Wenn ich mich richtig erinnere musst du mit dem DiscoveryAgent nach deinem Service suchen.
Mit ServiceRecord.html#getConnectionURL(int, boolean) bekommst du dann die ConnectionURL.

Ich hab mir selbst mal ne API geschrieben, die das ganze für mich erledigt. Leider ohne Threads und nur mit einmaligem Senden und Empfangen. Wenn ich mal Zeit habe bring ich die mal auf Vordermann und stell Sie dann hier zur Verfügung.
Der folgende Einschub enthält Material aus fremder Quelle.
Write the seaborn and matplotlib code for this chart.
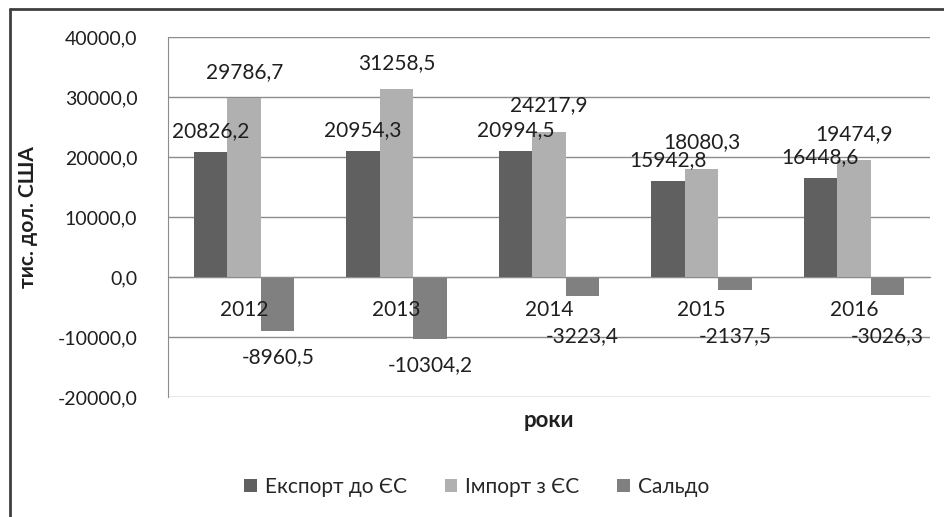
import pandas as pd
import seaborn as sns
import matplotlib.pyplot as plt
from matplotlib.lines import Line2D
from matplotlib.ticker import FuncFormatter, FixedLocator

# data
years = ['2012', '2013', '2014', '2015', '2016']
export_eu = [20826.2, 20954.3, 20994.5, 15942.8, 16448.6]
import_eu = [29786.7, 31258.5, 24217.9, 18080.3, 19474.9]
saldo = [-8960.5, -10304.2, -3223.4, -2137.5, -3026.3]
series = ['Експорт до ЄС', 'Імпорт з ЄС', 'Сальдо']
y_ticks = [-20000, -10000, 0, 10000, 20000, 30000, 40000]

df = pd.DataFrame({'рік': years, series[0]: export_eu, series[1]: import_eu, series[2]: saldo})
df = df.melt(id_vars='рік', var_name='серія', value_name='значення')

colors = {series[0]: '#606060', series[1]: '#b0b0b0', series[2]: '#808080'}
text_c = '#1f1f1f'
grid_c = '#8c8c8c'

sns.set_style('white')
plt.rcParams['font.family'] = ['Lato', 'Noto Sans', 'DejaVu Sans']

fig = plt.figure(figsize=(9.44, 5.17), dpi=100)
ax = fig.add_axes([168 / 944, 1 - 397 / 517, 762 / 944, 360 / 517])

sns.barplot(data=df, x='рік', y='значення', hue='серія', palette=colors,
            width=0.66, saturation=1, ax=ax, linewidth=0)

ax.set_ylim(-20000, 40000)
ax.set_xlim(-0.5, len(years) - 0.5)
ax.yaxis.set_major_locator(FixedLocator(y_ticks))
ax.yaxis.set_major_formatter(FuncFormatter(lambda v, p: f'{v:.1f}'.replace('.', ',')))
ax.grid(axis='y', color=grid_c, linewidth=1)
ax.set_axisbelow(True)
ax.tick_params(axis='y', length=8, color=grid_c, labelsize=14, labelcolor=text_c, pad=14)

# x axis runs through zero, ticks between categories
for s in ['top', 'right']:
    ax.spines[s].set_visible(False)
ax.spines['left'].set_color(grid_c)
ax.spines['bottom'].set_position(('data', 0))
ax.spines['bottom'].set_color(grid_c)
ax.xaxis.set_major_locator(FixedLocator([i - 0.5 for i in range(len(years) + 1)]))
ax.set_xticklabels([])
ax.tick_params(axis='x', length=8, color=grid_c, direction='out')

# year labels drawn on top of the bars
for i, yr in enumerate(years):
    ax.annotate(yr, (i, 0), xytext=(0, -24), textcoords='offset points',
                ha='center', va='center', fontsize=15, color=text_c, zorder=6)

# data labels
offsets = [15, 19, -19]
for cont, off in zip(ax.containers, offsets):
    for bar in cont:
        v = bar.get_height()
        xc = bar.get_x() + bar.get_width() / 2
        yv = v if v > 0 else min(v, -5500)
        ax.annotate(f'{v:.1f}'.replace('.', ','), (xc, yv), xytext=(0, off),
                    textcoords='offset points', ha='center', va='center',
                    fontsize=15, color=text_c, zorder=6)

ax.set_xlabel('роки', fontsize=16, fontweight='bold', color=text_c)
ax.xaxis.set_label_coords(0.5, -0.035)
ax.set_ylabel('тис. дол. США', fontsize=15, fontweight='bold', color=text_c)
ax.yaxis.set_label_coords(-0.17, 0.5)

sns.move_legend(ax, 'center', bbox_to_anchor=(0.505, 1 - 487 / 517), bbox_transform=fig.transFigure,
                ncol=3, frameon=False, title=None, fontsize=15, handlelength=0.6,
                handleheight=0.6, handletextpad=0.4, columnspacing=1.8)

# chart frame
fig.add_artist(Line2D([10 / 944, 10 / 944], [0, 1 - 9 / 517], color='#404040', linewidth=2))
fig.add_artist(Line2D([10 / 944, 1], [1 - 9 / 517, 1 - 9 / 517], color='#404040', linewidth=2))

fig.savefig('out.png', dpi=100)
Bis dahin viel Glück :bae:


----------



## Paddy. (1. Feb 2011)

Also einmaliges Senden emfangen reich mir in dem Fall eh 
Ich werde mir das an schauen und testen und hoffen das bald meine Java Mobile :rtfm: kommen

Aber wäre toll wenn die bekommen könnte


----------



## Paddy. (1. Feb 2011)

hab nun folgendes gefunden:

There's another way to connect to a service. If you don't care which device offers the desired service, you can use DiscoveryAgent.selectService(). This method searches all nearby Bluetooth devices for the service indicated by a UUID, and if successful returns the service's connection URL.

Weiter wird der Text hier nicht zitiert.